- [WHAT YOU ARE ASKED TO DO] Restate the data exactly as given and keep the pictures out.

- [RECORDED DATA]
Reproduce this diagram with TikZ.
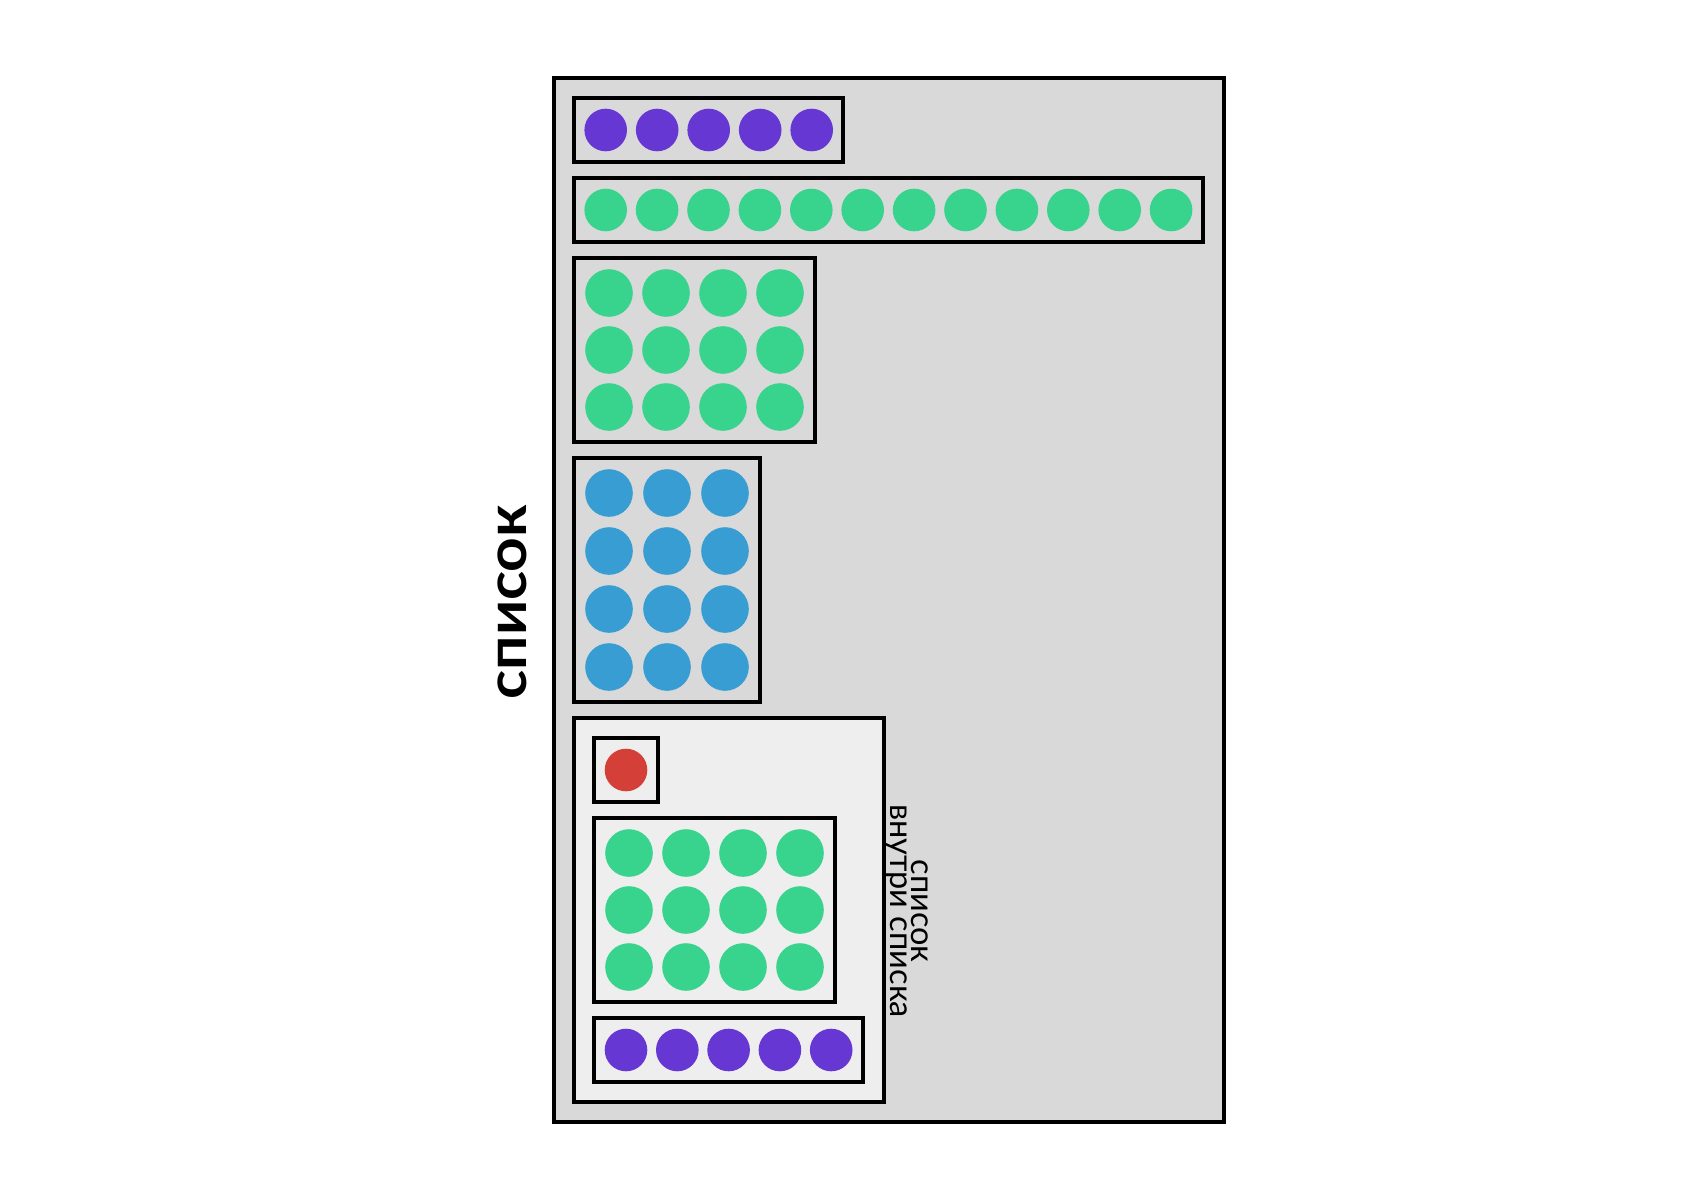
\documentclass[tikz,border=0pt]{standalone}
\usepackage{fontspec}
\setmainfont{Lato}
\newfontfamily\labfont[FakeStretch=1.1]{Lato}
\definecolor{cpurple}{HTML}{6737D3}
\definecolor{cgreen}{HTML}{38D38C}
\definecolor{cblue}{HTML}{379DD2}
\definecolor{cred}{HTML}{D43F38}
\definecolor{cgray}{HTML}{D9D9D9}
\definecolor{clight}{HTML}{EEEEEE}
\begin{document}
\begin{tikzpicture}[x=1pt,y=-1pt,
  box/.style={draw=black,line width=3.5pt,fill=cgray,rectangle,inner sep=0pt,outer sep=0pt,anchor=north west},
  outerbox/.style={draw=black,line width=4pt,fill=cgray,rectangle,inner sep=0pt,outer sep=0pt,anchor=north west},
  dotS/.style={circle,inner sep=0pt,minimum size=42.6pt,fill=#1},
  dotL/.style={circle,inner sep=0pt,minimum size=47.6pt,fill=#1}]
\fill[white] (0,0) rectangle (1700,1180);
\useasboundingbox (0,0) rectangle (1700,1180);
% outer list
\node[outerbox,minimum width=670pt,minimum height=1044pt] (outer) at (554,78) {};
% row of purple
\node[box,minimum width=269pt,minimum height=64pt] (boxA) at (574,98) {};
\foreach \i in {0,...,4}
  \node[dotS=cpurple] (a\i) at ({605.7+51.5*\i},130) {};
% row of green
\node[box,minimum width=629pt,minimum height=64pt] (boxB) at (574,178) {};
\foreach \i in {0,...,11}
  \node[dotS=cgreen] (b\i) at ({605.7+51.4*\i},210) {};
% green grid
\node[box,minimum width=241pt,minimum height=184pt] (boxC) at (574,258) {};
\foreach \i in {0,...,3}
  \foreach \j in {0,...,2}
    \node[dotL=cgreen] (c\i\j) at ({609+57*\i},{293+57*\j}) {};
% blue grid
\node[box,minimum width=186pt,minimum height=244pt] (boxD) at (574,458) {};
\foreach \i in {0,...,2}
  \foreach \j in {0,...,3}
    \node[dotL=cblue] (d\i\j) at ({609+58*\i},{493+58*\j}) {};
% nested list
\node[box,fill=clight,minimum width=310pt,minimum height=384pt] (boxE) at (574,718) {};
\node[box,fill=clight,minimum width=64pt,minimum height=64pt] (boxE1) at (594,738) {};
\node[dotS=cred] (e1) at (626,770) {};
\node[box,fill=clight,minimum width=241pt,minimum height=184pt] (boxE2) at (594,818) {};
\foreach \i in {0,...,3}
  \foreach \j in {0,...,2}
    \node[dotL=cgreen] (f\i\j) at ({629+57*\i},{853+57*\j}) {};
\node[box,fill=clight,minimum width=269pt,minimum height=64pt] (boxE3) at (594,1018) {};
\foreach \i in {0,...,4}
  \node[dotS=cpurple] (g\i) at ({626+51.3*\i},1050) {};
% labels
\node[rotate=-90,align=center,inner sep=0pt,font=\fontsize{32.5pt}{21pt}\selectfont] (lblE) at (907,911) {список\\внутри списка};
\node[rotate=90,inner sep=0pt,font=\labfont\fontsize{55pt}{55pt}\selectfont\bfseries] (lbl) at (512,602) {список};
\end{tikzpicture}
\end{document}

- [FINAL ANSWER]
Reproduce this diagram with TikZ.
\documentclass[tikz,border=0pt]{standalone}
\usepackage{fontspec}
\setmainfont{Lato}
\newfontfamily\labfont[FakeStretch=1.1]{Lato}
\definecolor{cpurple}{HTML}{6737D3}
\definecolor{cgreen}{HTML}{38D38C}
\definecolor{cblue}{HTML}{379DD2}
\definecolor{cred}{HTML}{D43F38}
\definecolor{cgray}{HTML}{D9D9D9}
\definecolor{clight}{HTML}{EEEEEE}
\begin{document}
\begin{tikzpicture}[x=1pt,y=-1pt,
  box/.style={draw=black,line width=3.5pt,fill=cgray,rectangle,inner sep=0pt,outer sep=0pt,anchor=north west},
  outerbox/.style={draw=black,line width=4pt,fill=cgray,rectangle,inner sep=0pt,outer sep=0pt,anchor=north west},
  dotS/.style={circle,inner sep=0pt,minimum size=42.6pt,fill=#1},
  dotL/.style={circle,inner sep=0pt,minimum size=47.6pt,fill=#1}]
\fill[white] (0,0) rectangle (1700,1180);
\useasboundingbox (0,0) rectangle (1700,1180);
% outer list
\node[outerbox,minimum width=670pt,minimum height=1044pt] (outer) at (554,78) {};
% row of purple
\node[box,minimum width=269pt,minimum height=64pt] (boxA) at (574,98) {};
\foreach \i in {0,...,4}
  \node[dotS=cpurple] (a\i) at ({605.7+51.5*\i},130) {};
% row of green
\node[box,minimum width=629pt,minimum height=64pt] (boxB) at (574,178) {};
\foreach \i in {0,...,11}
  \node[dotS=cgreen] (b\i) at ({605.7+51.4*\i},210) {};
% green grid
\node[box,minimum width=241pt,minimum height=184pt] (boxC) at (574,258) {};
\foreach \i in {0,...,3}
  \foreach \j in {0,...,2}
    \node[dotL=cgreen] (c\i\j) at ({609+57*\i},{293+57*\j}) {};
% blue grid
\node[box,minimum width=186pt,minimum height=244pt] (boxD) at (574,458) {};
\foreach \i in {0,...,2}
  \foreach \j in {0,...,3}
    \node[dotL=cblue] (d\i\j) at ({609+58*\i},{493+58*\j}) {};
% nested list
\node[box,fill=clight,minimum width=310pt,minimum height=384pt] (boxE) at (574,718) {};
\node[box,fill=clight,minimum width=64pt,minimum height=64pt] (boxE1) at (594,738) {};
\node[dotS=cred] (e1) at (626,770) {};
\node[box,fill=clight,minimum width=241pt,minimum height=184pt] (boxE2) at (594,818) {};
\foreach \i in {0,...,3}
  \foreach \j in {0,...,2}
    \node[dotL=cgreen] (f\i\j) at ({629+57*\i},{853+57*\j}) {};
\node[box,fill=clight,minimum width=269pt,minimum height=64pt] (boxE3) at (594,1018) {};
\foreach \i in {0,...,4}
  \node[dotS=cpurple] (g\i) at ({626+51.3*\i},1050) {};
% labels
\node[rotate=-90,align=center,inner sep=0pt,font=\fontsize{32.5pt}{21pt}\selectfont] (lblE) at (907,911) {список\\внутри списка};
\node[rotate=90,inner sep=0pt,font=\labfont\fontsize{55pt}{55pt}\selectfont\bfseries] (lbl) at (512,602) {список};
\end{tikzpicture}
\end{document}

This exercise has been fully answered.